[Records with drawing code]
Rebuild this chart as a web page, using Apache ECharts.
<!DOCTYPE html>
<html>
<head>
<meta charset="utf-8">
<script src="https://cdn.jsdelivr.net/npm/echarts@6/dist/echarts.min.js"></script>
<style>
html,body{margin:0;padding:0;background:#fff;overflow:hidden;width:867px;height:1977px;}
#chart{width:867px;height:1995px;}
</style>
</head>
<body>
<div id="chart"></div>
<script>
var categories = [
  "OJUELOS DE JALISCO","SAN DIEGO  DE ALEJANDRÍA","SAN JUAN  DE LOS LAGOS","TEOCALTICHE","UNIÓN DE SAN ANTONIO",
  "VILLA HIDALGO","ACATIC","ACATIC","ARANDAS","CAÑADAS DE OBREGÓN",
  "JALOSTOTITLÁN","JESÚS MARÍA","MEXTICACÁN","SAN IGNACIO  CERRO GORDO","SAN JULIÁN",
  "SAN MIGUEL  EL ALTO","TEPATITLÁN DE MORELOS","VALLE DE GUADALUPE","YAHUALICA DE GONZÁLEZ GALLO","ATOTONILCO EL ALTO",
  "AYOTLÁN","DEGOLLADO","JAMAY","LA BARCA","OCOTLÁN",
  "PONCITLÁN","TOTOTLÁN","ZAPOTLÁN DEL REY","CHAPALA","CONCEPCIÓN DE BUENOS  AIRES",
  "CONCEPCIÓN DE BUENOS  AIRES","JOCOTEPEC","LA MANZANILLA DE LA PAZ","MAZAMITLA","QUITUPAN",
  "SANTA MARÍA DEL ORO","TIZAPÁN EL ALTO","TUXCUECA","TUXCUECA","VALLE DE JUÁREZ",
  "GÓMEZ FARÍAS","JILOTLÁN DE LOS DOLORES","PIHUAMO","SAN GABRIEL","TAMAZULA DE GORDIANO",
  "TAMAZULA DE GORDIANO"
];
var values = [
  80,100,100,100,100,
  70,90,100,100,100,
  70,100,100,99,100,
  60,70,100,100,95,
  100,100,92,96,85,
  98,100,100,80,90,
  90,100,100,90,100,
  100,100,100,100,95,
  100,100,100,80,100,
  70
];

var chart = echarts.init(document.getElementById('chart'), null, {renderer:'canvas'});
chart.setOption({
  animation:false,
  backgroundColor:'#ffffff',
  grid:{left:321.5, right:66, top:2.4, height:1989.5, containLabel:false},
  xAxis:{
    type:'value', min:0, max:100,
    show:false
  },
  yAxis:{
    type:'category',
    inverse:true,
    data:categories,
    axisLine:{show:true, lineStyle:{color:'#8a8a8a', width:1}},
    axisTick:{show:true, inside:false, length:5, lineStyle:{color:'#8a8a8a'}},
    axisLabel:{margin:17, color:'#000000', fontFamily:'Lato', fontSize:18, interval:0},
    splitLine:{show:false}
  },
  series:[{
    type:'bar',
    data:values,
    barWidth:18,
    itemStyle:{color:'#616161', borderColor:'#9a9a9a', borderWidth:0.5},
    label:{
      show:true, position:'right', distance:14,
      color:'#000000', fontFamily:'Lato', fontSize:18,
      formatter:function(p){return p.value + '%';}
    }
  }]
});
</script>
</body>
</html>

--

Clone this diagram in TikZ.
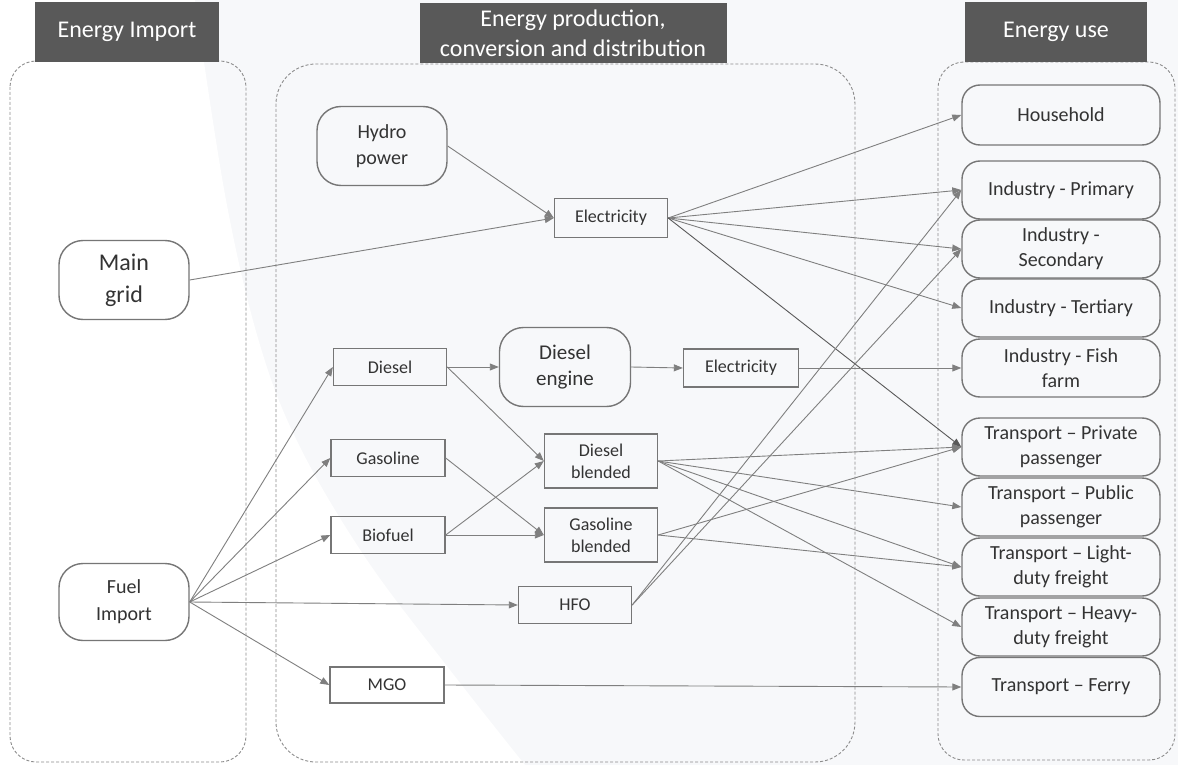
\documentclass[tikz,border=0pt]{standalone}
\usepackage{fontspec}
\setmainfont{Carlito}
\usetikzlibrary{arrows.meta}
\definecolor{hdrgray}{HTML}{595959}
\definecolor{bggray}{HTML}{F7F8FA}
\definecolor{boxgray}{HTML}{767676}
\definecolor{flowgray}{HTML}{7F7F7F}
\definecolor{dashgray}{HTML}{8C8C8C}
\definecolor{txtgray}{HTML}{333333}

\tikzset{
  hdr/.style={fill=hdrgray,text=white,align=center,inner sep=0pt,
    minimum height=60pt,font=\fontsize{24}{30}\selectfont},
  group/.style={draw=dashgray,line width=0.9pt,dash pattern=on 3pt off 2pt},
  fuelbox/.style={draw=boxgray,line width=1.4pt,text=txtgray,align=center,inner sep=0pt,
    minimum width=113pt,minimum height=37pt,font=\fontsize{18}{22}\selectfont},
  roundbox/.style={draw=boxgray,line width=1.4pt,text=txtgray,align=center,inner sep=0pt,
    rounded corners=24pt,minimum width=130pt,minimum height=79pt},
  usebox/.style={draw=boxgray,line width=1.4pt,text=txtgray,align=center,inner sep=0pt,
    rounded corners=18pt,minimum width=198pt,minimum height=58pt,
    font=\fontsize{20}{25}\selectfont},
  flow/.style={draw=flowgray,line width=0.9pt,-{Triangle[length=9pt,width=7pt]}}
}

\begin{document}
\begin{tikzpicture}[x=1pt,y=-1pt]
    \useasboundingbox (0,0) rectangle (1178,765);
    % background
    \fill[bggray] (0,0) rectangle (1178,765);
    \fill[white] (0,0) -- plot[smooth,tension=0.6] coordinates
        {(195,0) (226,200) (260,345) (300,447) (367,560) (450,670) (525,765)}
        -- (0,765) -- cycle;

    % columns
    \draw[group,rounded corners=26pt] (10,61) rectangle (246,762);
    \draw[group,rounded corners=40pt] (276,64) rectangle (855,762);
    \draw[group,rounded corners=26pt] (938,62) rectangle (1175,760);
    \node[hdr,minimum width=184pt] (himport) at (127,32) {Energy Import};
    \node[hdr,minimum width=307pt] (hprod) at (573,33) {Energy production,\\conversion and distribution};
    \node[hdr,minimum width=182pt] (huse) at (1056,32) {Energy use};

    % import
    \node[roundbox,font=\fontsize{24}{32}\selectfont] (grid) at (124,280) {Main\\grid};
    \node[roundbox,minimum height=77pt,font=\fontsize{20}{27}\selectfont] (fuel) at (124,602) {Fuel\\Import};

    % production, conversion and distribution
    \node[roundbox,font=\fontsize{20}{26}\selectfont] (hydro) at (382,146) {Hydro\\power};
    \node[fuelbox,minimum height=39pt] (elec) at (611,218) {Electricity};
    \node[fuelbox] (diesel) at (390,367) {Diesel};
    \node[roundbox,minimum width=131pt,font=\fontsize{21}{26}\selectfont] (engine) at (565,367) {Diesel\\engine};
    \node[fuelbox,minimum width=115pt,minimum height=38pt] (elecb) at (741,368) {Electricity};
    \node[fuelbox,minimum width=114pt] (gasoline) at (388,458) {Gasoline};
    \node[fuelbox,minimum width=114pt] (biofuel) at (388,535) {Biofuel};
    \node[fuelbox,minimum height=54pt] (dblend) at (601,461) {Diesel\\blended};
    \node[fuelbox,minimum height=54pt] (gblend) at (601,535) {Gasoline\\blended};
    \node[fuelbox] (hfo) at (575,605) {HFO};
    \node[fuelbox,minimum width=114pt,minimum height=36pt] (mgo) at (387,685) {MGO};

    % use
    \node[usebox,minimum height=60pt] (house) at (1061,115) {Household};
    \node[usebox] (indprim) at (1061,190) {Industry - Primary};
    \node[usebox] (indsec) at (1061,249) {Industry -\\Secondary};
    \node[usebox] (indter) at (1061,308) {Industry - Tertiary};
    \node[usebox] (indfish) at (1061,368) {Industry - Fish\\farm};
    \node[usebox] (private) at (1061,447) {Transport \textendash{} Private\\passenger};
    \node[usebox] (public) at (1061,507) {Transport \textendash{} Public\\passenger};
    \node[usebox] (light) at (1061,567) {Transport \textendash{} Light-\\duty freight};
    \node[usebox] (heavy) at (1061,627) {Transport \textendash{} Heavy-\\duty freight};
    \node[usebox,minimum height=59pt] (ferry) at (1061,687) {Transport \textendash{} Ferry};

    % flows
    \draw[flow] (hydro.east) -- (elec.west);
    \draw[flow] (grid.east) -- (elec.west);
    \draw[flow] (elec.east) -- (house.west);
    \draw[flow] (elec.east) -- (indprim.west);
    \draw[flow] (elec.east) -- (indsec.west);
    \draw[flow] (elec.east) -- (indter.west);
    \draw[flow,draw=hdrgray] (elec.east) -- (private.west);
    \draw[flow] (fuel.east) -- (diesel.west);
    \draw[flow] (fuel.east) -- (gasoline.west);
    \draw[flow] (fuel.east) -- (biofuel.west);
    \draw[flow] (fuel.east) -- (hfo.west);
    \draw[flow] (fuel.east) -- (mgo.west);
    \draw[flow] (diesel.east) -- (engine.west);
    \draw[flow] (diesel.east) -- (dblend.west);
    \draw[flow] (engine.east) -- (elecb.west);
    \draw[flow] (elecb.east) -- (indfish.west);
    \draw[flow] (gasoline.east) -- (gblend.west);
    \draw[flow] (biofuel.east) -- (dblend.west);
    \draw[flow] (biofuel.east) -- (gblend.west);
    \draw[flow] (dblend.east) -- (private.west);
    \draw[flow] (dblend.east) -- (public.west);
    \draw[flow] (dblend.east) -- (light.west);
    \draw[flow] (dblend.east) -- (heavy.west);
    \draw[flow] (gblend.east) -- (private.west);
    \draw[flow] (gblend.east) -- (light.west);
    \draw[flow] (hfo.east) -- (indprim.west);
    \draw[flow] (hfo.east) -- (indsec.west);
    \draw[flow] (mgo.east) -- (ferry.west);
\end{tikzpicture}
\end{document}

==

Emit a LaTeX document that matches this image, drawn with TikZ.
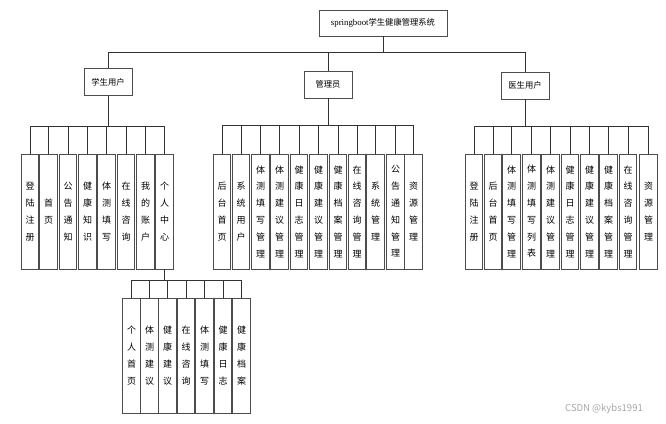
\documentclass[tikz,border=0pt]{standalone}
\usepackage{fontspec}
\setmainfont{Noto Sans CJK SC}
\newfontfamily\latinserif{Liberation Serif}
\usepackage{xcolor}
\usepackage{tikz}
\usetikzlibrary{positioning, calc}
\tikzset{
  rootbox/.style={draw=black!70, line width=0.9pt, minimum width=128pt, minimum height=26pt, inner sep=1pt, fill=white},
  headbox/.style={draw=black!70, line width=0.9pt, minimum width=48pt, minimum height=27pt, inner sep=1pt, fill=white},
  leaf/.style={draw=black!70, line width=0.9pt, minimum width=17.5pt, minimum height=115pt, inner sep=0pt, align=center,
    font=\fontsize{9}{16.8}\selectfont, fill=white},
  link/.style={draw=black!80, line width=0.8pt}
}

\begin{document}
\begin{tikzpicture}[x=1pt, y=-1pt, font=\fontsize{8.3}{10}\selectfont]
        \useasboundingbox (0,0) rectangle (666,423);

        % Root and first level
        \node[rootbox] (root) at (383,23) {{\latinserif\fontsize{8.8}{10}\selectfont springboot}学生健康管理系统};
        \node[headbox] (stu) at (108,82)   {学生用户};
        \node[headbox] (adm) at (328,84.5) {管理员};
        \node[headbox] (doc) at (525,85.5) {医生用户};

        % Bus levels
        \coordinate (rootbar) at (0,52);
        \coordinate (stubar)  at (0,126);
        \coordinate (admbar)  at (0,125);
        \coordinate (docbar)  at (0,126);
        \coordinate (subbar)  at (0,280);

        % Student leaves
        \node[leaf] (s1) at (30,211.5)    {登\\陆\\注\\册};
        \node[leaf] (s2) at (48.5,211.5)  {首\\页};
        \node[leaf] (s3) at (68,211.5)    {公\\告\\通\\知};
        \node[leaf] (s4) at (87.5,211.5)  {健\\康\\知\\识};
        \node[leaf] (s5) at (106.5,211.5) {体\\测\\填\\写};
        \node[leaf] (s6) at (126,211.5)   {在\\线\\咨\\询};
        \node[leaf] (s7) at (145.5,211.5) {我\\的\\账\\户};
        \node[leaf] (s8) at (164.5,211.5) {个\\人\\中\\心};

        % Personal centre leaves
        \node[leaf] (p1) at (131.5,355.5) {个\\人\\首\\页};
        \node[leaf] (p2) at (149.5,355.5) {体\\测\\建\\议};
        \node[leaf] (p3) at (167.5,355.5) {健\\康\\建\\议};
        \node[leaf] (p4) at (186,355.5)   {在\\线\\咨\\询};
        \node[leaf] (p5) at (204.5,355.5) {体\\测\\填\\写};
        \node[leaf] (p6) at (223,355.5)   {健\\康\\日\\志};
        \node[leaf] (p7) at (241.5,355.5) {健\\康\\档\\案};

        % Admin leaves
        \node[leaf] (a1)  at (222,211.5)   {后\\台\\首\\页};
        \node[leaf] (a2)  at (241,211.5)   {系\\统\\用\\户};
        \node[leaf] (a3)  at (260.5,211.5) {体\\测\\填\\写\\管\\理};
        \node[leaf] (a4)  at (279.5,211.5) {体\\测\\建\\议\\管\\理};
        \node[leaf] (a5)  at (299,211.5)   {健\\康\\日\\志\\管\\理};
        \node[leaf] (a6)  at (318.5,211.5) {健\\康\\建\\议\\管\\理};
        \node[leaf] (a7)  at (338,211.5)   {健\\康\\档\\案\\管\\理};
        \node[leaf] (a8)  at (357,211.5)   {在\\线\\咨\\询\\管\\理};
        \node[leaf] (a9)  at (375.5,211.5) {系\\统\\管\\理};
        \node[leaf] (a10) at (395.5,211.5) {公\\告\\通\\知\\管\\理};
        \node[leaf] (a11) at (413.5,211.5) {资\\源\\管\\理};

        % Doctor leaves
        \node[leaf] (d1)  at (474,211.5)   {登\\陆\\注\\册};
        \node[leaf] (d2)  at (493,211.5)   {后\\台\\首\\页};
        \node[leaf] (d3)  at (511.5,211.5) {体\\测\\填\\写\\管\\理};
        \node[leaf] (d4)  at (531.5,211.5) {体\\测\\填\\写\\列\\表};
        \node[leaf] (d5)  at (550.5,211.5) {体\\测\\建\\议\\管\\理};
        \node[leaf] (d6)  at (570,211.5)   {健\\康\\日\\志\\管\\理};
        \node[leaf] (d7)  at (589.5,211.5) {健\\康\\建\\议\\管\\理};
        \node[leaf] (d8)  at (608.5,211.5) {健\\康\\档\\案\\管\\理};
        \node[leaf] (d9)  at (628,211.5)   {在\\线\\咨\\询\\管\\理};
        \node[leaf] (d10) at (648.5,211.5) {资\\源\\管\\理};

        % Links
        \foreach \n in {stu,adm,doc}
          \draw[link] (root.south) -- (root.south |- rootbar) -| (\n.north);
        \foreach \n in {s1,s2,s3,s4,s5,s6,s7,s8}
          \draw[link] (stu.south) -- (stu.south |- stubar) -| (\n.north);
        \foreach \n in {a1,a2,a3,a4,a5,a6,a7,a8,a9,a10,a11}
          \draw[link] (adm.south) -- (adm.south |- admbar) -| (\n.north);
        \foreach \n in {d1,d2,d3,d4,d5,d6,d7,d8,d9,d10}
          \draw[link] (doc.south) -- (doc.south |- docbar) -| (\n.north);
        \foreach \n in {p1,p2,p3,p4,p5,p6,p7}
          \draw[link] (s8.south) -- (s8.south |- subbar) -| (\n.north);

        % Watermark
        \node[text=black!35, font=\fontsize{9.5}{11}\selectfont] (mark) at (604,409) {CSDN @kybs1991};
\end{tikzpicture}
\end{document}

● WHAT IS BEING ASKED: Keep to the lines above from the line with "Emit a LaTeX" to the line with "(doc) at (525,85.5)", and set down exactly those, inclusive, with nothing else and every picture left out.

● CORRECT RESULT:
Emit a LaTeX document that matches this image, drawn with TikZ.
\documentclass[tikz,border=0pt]{standalone}
\usepackage{fontspec}
\setmainfont{Noto Sans CJK SC}
\newfontfamily\latinserif{Liberation Serif}
\usepackage{xcolor}
\usepackage{tikz}
\usetikzlibrary{positioning, calc}
\tikzset{
  rootbox/.style={draw=black!70, line width=0.9pt, minimum width=128pt, minimum height=26pt, inner sep=1pt, fill=white},
  headbox/.style={draw=black!70, line width=0.9pt, minimum width=48pt, minimum height=27pt, inner sep=1pt, fill=white},
  leaf/.style={draw=black!70, line width=0.9pt, minimum width=17.5pt, minimum height=115pt, inner sep=0pt, align=center,
    font=\fontsize{9}{16.8}\selectfont, fill=white},
  link/.style={draw=black!80, line width=0.8pt}
}

\begin{document}
\begin{tikzpicture}[x=1pt, y=-1pt, font=\fontsize{8.3}{10}\selectfont]
        \useasboundingbox (0,0) rectangle (666,423);

        % Root and first level
        \node[rootbox] (root) at (383,23) {{\latinserif\fontsize{8.8}{10}\selectfont springboot}学生健康管理系统};
        \node[headbox] (stu) at (108,82)   {学生用户};
        \node[headbox] (adm) at (328,84.5) {管理员};
        \node[headbox] (doc) at (525,85.5) {医生用户};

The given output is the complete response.